**GIVEN EXERCISE**
Omit every picture and return the rest of the data unaltered.

**GIVEN DATA**
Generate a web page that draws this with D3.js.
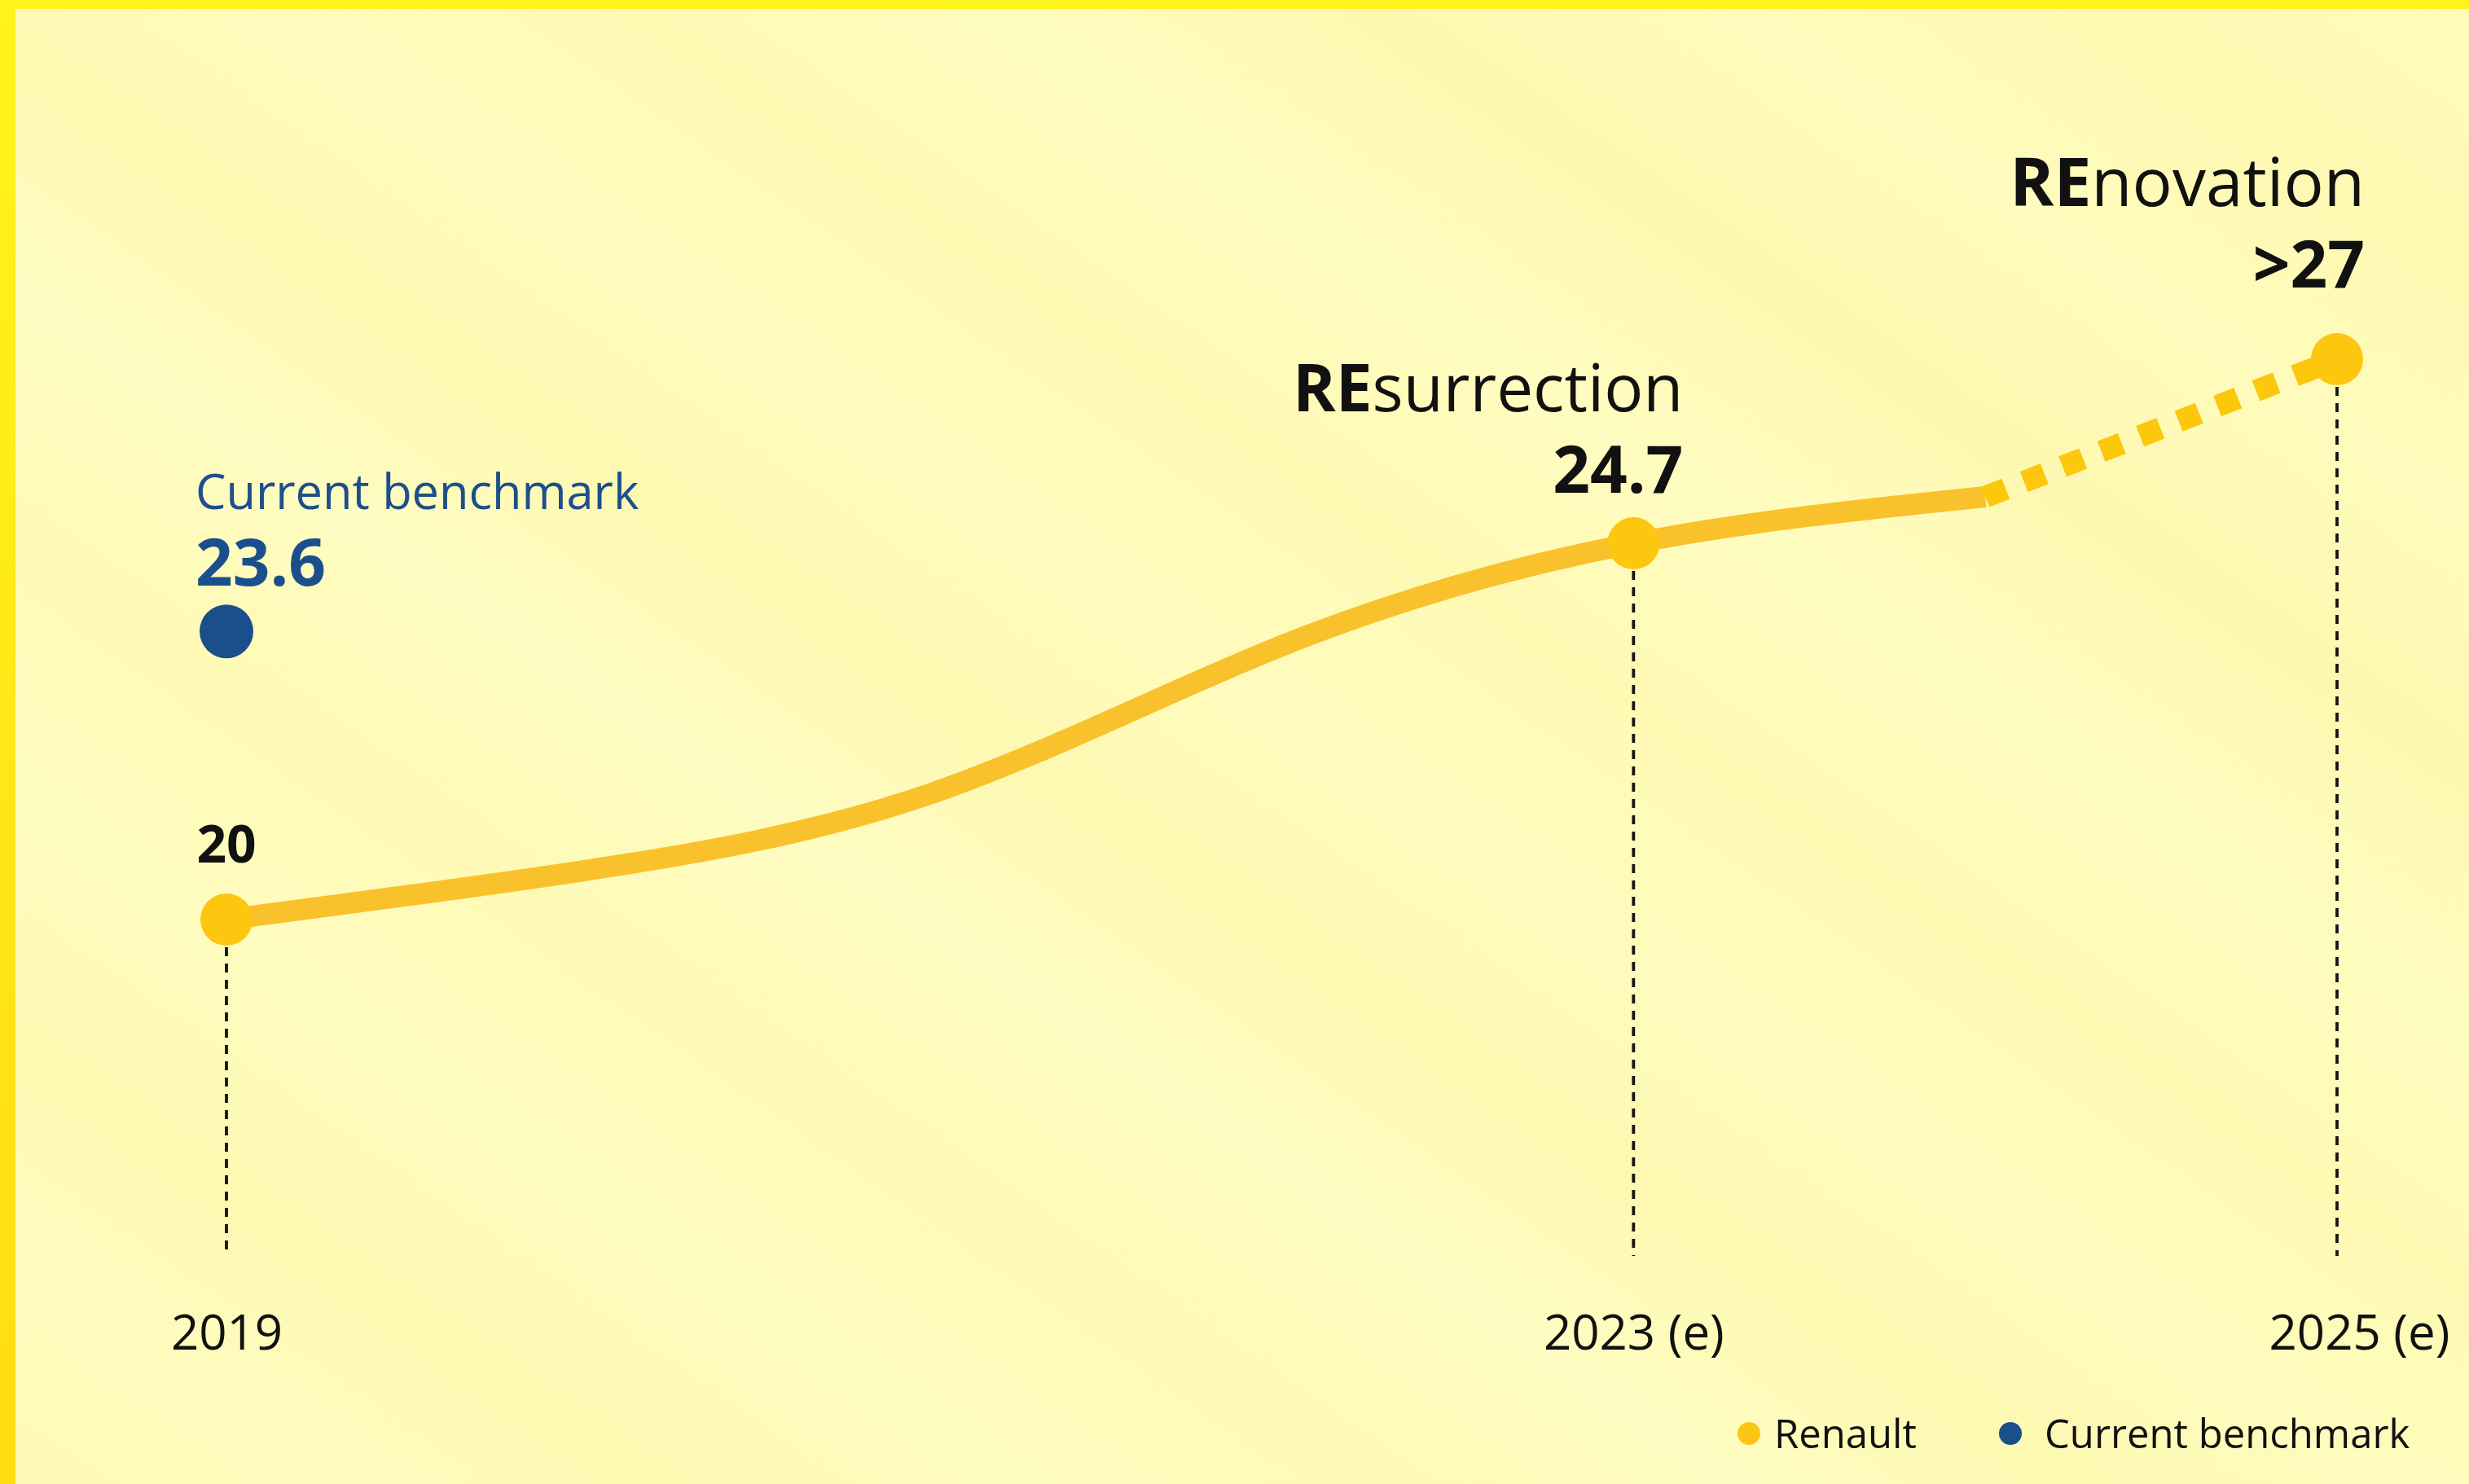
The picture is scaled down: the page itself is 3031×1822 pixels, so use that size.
<!DOCTYPE html>
<html>
<head>
<meta charset="utf-8">
<script src="https://cdn.jsdelivr.net/npm/d3@7/dist/d3.min.js"></script>
<style>
  html, body { margin: 0; padding: 0; background: #fefab8; }
  svg { display: block; }
  text { font-family: "Open Sans", "Noto Sans", sans-serif; }
</style>
</head>
<body>
<svg id="chart" width="3031" height="1822"></svg>
<script>
// Renault trajectory (solid to 2024, estimated path dashed to 2025)
const years = [2019, 2020, 2021, 2022, 2023, 2024, 2025];
const renault = [20, 20.6, 21.57, 23.42, 24.7, 25.28, 27];
const forecastStart = 2024;

// Labelled milestones on the Renault line
const milestoneYears = [2019, 2023, 2025];
const milestoneValues = [20, 24.7, 27];
const milestoneNames = ["", "surrection", "novation"];
const milestoneValueText = ["20", "24.7", ">27"];

// Current benchmark marker
const benchmarkYear = 2019;
const benchmarkValue = 23.6;
const benchmarkName = "Current benchmark";

// Axis ticks
const tickYears = [2019, 2023, 2025];
const tickLabels = ["2019", "2023 (e)", "2025 (e)"];

// Legend
const legendNames = ["Renault", "Current benchmark"];
const legendColors = ["#fcc614", "#1b4f8c"];

const W = 3031, H = 1822;
const svg = d3.select("#chart");

// ---- background: pale yellow panel with faint diagonal streaks and bright edges
const defs = svg.append("defs");
const sheen = defs.append("linearGradient")
  .attr("id", "sheen")
  .attr("gradientUnits", "userSpaceOnUse")
  .attr("x1", 0).attr("y1", 1822).attr("x2", 1836).attr("y2", -820);
[[0, "#fefab4"], [0.08, "#fffbbe"], [0.14, "#fdf9b2"], [0.22, "#fffcc0"],
 [0.3, "#fefab5"], [0.38, "#fffcc2"], [0.45, "#fdf9b2"], [0.52, "#fffbbd"],
 [0.6, "#fefab4"], [0.68, "#fffcc0"], [0.76, "#fdf8b0"], [0.84, "#fffbbc"],
 [0.92, "#fdf9b2"], [1, "#fffbbb"]]
  .forEach(([o, c]) => sheen.append("stop").attr("offset", o).attr("stop-color", c));

const edge = defs.append("linearGradient")
  .attr("id", "edge").attr("x1", 0).attr("y1", 0).attr("x2", 0).attr("y2", 1);
edge.append("stop").attr("offset", 0).attr("stop-color", "#fff31c");
edge.append("stop").attr("offset", 1).attr("stop-color", "#ffdd12");

svg.append("rect").attr("width", W).attr("height", H).attr("fill", "url(#sheen)");
svg.append("rect").attr("x", 0).attr("y", 0).attr("width", W).attr("height", 11).attr("fill", "#fff31d");
svg.append("rect").attr("x", 0).attr("y", 0).attr("width", 19).attr("height", H).attr("fill", "url(#edge)");

// ---- scales
const x = d3.scaleLinear().domain([2019, 2025]).range([278, 2869]);
const y = d3.scaleLinear().domain([20, 27]).range([1129, 441]);

const pts = years.map((yr, i) => ({ year: yr, value: renault[i] }));
const solidPts = pts.filter(d => d.year <= forecastStart);
const dashPts = pts.filter(d => d.year >= forecastStart);

const g = svg.append("g");

// vertical guides under the milestones
const guideBottom = 1542;
g.selectAll(".guide")
  .data(milestoneYears.map((yr, i) => ({ year: yr, value: milestoneValues[i] })))
  .join("line")
  .attr("class", "guide")
  .attr("x1", d => x(d.year)).attr("x2", d => x(d.year))
  .attr("y1", d => y(d.value) + 34).attr("y2", guideBottom)
  .attr("stroke", "#161616").attr("stroke-width", 3.8)
  .attr("stroke-dasharray", "11 9");

// Renault line
const line = d3.line().x(d => x(d.year)).y(d => y(d.value)).curve(d3.curveNatural);
g.append("path").datum(solidPts)
  .attr("d", line)
  .attr("fill", "none").attr("stroke", "#f9c22c")
  .attr("stroke-width", 26).attr("stroke-linecap", "butt");

g.append("path").datum(dashPts)
  .attr("d", d3.line().x(d => x(d.year)).y(d => y(d.value)))
  .attr("fill", "none").attr("stroke", "#fcc70c")
  .attr("stroke-width", 27).attr("stroke-dasharray", "27 24");

// milestone dots
g.selectAll(".dot")
  .data(milestoneYears.map((yr, i) => ({ year: yr, value: milestoneValues[i] })))
  .join("circle")
  .attr("class", "dot")
  .attr("cx", d => x(d.year)).attr("cy", d => y(d.value))
  .attr("r", 32).attr("fill", "#fdc60f");

// benchmark dot
g.append("circle")
  .attr("cx", x(benchmarkYear)).attr("cy", y(benchmarkValue))
  .attr("r", 33).attr("fill", "#1b4f8c");

// ---- labels
const ink = "#111111";
// 2019 value
g.append("text")
  .attr("x", x(2019)).attr("y", y(20) - 70)
  .attr("text-anchor", "middle").attr("font-size", 64).attr("font-weight", 700)
  .attr("fill", ink).text(milestoneValueText[0]);

// benchmark label: name over value
const bx = x(benchmarkYear) - 38, by = y(benchmarkValue);
g.append("text").attr("x", bx).attr("y", by - 150)
  .attr("font-size", 59.5).attr("fill", "#1d4f8b").text(benchmarkName);
g.append("text").attr("x", bx).attr("y", by - 56)
  .attr("font-size", 80).attr("font-weight", 700).attr("fill", "#1b4f8c")
  .text(d3.format(".1f")(benchmarkValue));

// named milestones: bold "RE" prefix, value on the line below
const named = [
  { i: 1, dx: 61, nameDy: -162, valDy: -62, size: 80 },
  { i: 2, dx: 34, nameDy: -188, valDy: -88, size: 82 }
];
named.forEach(m => {
  const cx = x(milestoneYears[m.i]) + m.dx, cy = y(milestoneValues[m.i]);
  const t = g.append("text")
    .attr("x", cx).attr("y", cy + m.nameDy)
    .attr("text-anchor", "end").attr("font-size", m.size).attr("fill", ink);
  t.append("tspan").attr("font-weight", 700).text("RE");
  t.append("tspan").attr("font-weight", 400).text(milestoneNames[m.i]);
  g.append("text")
    .attr("x", cx).attr("y", cy + m.valDy)
    .attr("text-anchor", "end").attr("font-size", 80).attr("font-weight", 700)
    .attr("fill", ink).text(milestoneValueText[m.i]);
});

// ---- x axis (labels only)
const axis = d3.axisBottom(x)
  .tickValues(tickYears)
  .tickSize(0)
  .tickFormat((d, i) => tickLabels[i]);
const ax = svg.append("g").attr("transform", "translate(0,1657)").call(axis);
ax.select(".domain").remove();
ax.selectAll("text")
  .attr("y", 0).attr("dy", 0)
  .attr("font-size", 60).attr("fill", ink)
  .style("font-family", "'Open Sans', 'Noto Sans', sans-serif")
  .attr("dx", (d, i) => i === tickYears.length - 1 ? 27 : 0);

// ---- legend
const legendX = [2147, 2468];
const lg = svg.append("g").attr("transform", "translate(0,1760)");
const items = lg.selectAll("g").data(legendNames).join("g")
  .attr("transform", (d, i) => `translate(${legendX[i]},0)`);
items.append("circle").attr("r", 14).attr("fill", (d, i) => legendColors[i]);
items.append("text").attr("x", (d, i) => i === 0 ? 31 : 42).attr("y", 18)
  .attr("font-size", 49).attr("fill", ink).text(d => d);
</script>
</body>
</html>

**FINAL ANSWER**
Generate a web page that draws this with D3.js.
The picture is scaled down: the page itself is 3031×1822 pixels, so use that size.
<!DOCTYPE html>
<html>
<head>
<meta charset="utf-8">
<script src="https://cdn.jsdelivr.net/npm/d3@7/dist/d3.min.js"></script>
<style>
  html, body { margin: 0; padding: 0; background: #fefab8; }
  svg { display: block; }
  text { font-family: "Open Sans", "Noto Sans", sans-serif; }
</style>
</head>
<body>
<svg id="chart" width="3031" height="1822"></svg>
<script>
// Renault trajectory (solid to 2024, estimated path dashed to 2025)
const years = [2019, 2020, 2021, 2022, 2023, 2024, 2025];
const renault = [20, 20.6, 21.57, 23.42, 24.7, 25.28, 27];
const forecastStart = 2024;

// Labelled milestones on the Renault line
const milestoneYears = [2019, 2023, 2025];
const milestoneValues = [20, 24.7, 27];
const milestoneNames = ["", "surrection", "novation"];
const milestoneValueText = ["20", "24.7", ">27"];

// Current benchmark marker
const benchmarkYear = 2019;
const benchmarkValue = 23.6;
const benchmarkName = "Current benchmark";

// Axis ticks
const tickYears = [2019, 2023, 2025];
const tickLabels = ["2019", "2023 (e)", "2025 (e)"];

// Legend
const legendNames = ["Renault", "Current benchmark"];
const legendColors = ["#fcc614", "#1b4f8c"];

const W = 3031, H = 1822;
const svg = d3.select("#chart");

// ---- background: pale yellow panel with faint diagonal streaks and bright edges
const defs = svg.append("defs");
const sheen = defs.append("linearGradient")
  .attr("id", "sheen")
  .attr("gradientUnits", "userSpaceOnUse")
  .attr("x1", 0).attr("y1", 1822).attr("x2", 1836).attr("y2", -820);
[[0, "#fefab4"], [0.08, "#fffbbe"], [0.14, "#fdf9b2"], [0.22, "#fffcc0"],
 [0.3, "#fefab5"], [0.38, "#fffcc2"], [0.45, "#fdf9b2"], [0.52, "#fffbbd"],
 [0.6, "#fefab4"], [0.68, "#fffcc0"], [0.76, "#fdf8b0"], [0.84, "#fffbbc"],
 [0.92, "#fdf9b2"], [1, "#fffbbb"]]
  .forEach(([o, c]) => sheen.append("stop").attr("offset", o).attr("stop-color", c));

const edge = defs.append("linearGradient")
  .attr("id", "edge").attr("x1", 0).attr("y1", 0).attr("x2", 0).attr("y2", 1);
edge.append("stop").attr("offset", 0).attr("stop-color", "#fff31c");
edge.append("stop").attr("offset", 1).attr("stop-color", "#ffdd12");

svg.append("rect").attr("width", W).attr("height", H).attr("fill", "url(#sheen)");
svg.append("rect").attr("x", 0).attr("y", 0).attr("width", W).attr("height", 11).attr("fill", "#fff31d");
svg.append("rect").attr("x", 0).attr("y", 0).attr("width", 19).attr("height", H).attr("fill", "url(#edge)");

// ---- scales
const x = d3.scaleLinear().domain([2019, 2025]).range([278, 2869]);
const y = d3.scaleLinear().domain([20, 27]).range([1129, 441]);

const pts = years.map((yr, i) => ({ year: yr, value: renault[i] }));
const solidPts = pts.filter(d => d.year <= forecastStart);
const dashPts = pts.filter(d => d.year >= forecastStart);

const g = svg.append("g");

// vertical guides under the milestones
const guideBottom = 1542;
g.selectAll(".guide")
  .data(milestoneYears.map((yr, i) => ({ year: yr, value: milestoneValues[i] })))
  .join("line")
  .attr("class", "guide")
  .attr("x1", d => x(d.year)).attr("x2", d => x(d.year))
  .attr("y1", d => y(d.value) + 34).attr("y2", guideBottom)
  .attr("stroke", "#161616").attr("stroke-width", 3.8)
  .attr("stroke-dasharray", "11 9");

// Renault line
const line = d3.line().x(d => x(d.year)).y(d => y(d.value)).curve(d3.curveNatural);
g.append("path").datum(solidPts)
  .attr("d", line)
  .attr("fill", "none").attr("stroke", "#f9c22c")
  .attr("stroke-width", 26).attr("stroke-linecap", "butt");

g.append("path").datum(dashPts)
  .attr("d", d3.line().x(d => x(d.year)).y(d => y(d.value)))
  .attr("fill", "none").attr("stroke", "#fcc70c")
  .attr("stroke-width", 27).attr("stroke-dasharray", "27 24");

// milestone dots
g.selectAll(".dot")
  .data(milestoneYears.map((yr, i) => ({ year: yr, value: milestoneValues[i] })))
  .join("circle")
  .attr("class", "dot")
  .attr("cx", d => x(d.year)).attr("cy", d => y(d.value))
  .attr("r", 32).attr("fill", "#fdc60f");

// benchmark dot
g.append("circle")
  .attr("cx", x(benchmarkYear)).attr("cy", y(benchmarkValue))
  .attr("r", 33).attr("fill", "#1b4f8c");

// ---- labels
const ink = "#111111";
// 2019 value
g.append("text")
  .attr("x", x(2019)).attr("y", y(20) - 70)
  .attr("text-anchor", "middle").attr("font-size", 64).attr("font-weight", 700)
  .attr("fill", ink).text(milestoneValueText[0]);

// benchmark label: name over value
const bx = x(benchmarkYear) - 38, by = y(benchmarkValue);
g.append("text").attr("x", bx).attr("y", by - 150)
  .attr("font-size", 59.5).attr("fill", "#1d4f8b").text(benchmarkName);
g.append("text").attr("x", bx).attr("y", by - 56)
  .attr("font-size", 80).attr("font-weight", 700).attr("fill", "#1b4f8c")
  .text(d3.format(".1f")(benchmarkValue));

// named milestones: bold "RE" prefix, value on the line below
const named = [
  { i: 1, dx: 61, nameDy: -162, valDy: -62, size: 80 },
  { i: 2, dx: 34, nameDy: -188, valDy: -88, size: 82 }
];
named.forEach(m => {
  const cx = x(milestoneYears[m.i]) + m.dx, cy = y(milestoneValues[m.i]);
  const t = g.append("text")
    .attr("x", cx).attr("y", cy + m.nameDy)
    .attr("text-anchor", "end").attr("font-size", m.size).attr("fill", ink);
  t.append("tspan").attr("font-weight", 700).text("RE");
  t.append("tspan").attr("font-weight", 400).text(milestoneNames[m.i]);
  g.append("text")
    .attr("x", cx).attr("y", cy + m.valDy)
    .attr("text-anchor", "end").attr("font-size", 80).attr("font-weight", 700)
    .attr("fill", ink).text(milestoneValueText[m.i]);
});

// ---- x axis (labels only)
const axis = d3.axisBottom(x)
  .tickValues(tickYears)
  .tickSize(0)
  .tickFormat((d, i) => tickLabels[i]);
const ax = svg.append("g").attr("transform", "translate(0,1657)").call(axis);
ax.select(".domain").remove();
ax.selectAll("text")
  .attr("y", 0).attr("dy", 0)
  .attr("font-size", 60).attr("fill", ink)
  .style("font-family", "'Open Sans', 'Noto Sans', sans-serif")
  .attr("dx", (d, i) => i === tickYears.length - 1 ? 27 : 0);

// ---- legend
const legendX = [2147, 2468];
const lg = svg.append("g").attr("transform", "translate(0,1760)");
const items = lg.selectAll("g").data(legendNames).join("g")
  .attr("transform", (d, i) => `translate(${legendX[i]},0)`);
items.append("circle").attr("r", 14).attr("fill", (d, i) => legendColors[i]);
items.append("text").attr("x", (d, i) => i === 0 ? 31 : 42).attr("y", 18)
  .attr("font-size", 49).attr("fill", ink).text(d => d);
</script>
</body>
</html>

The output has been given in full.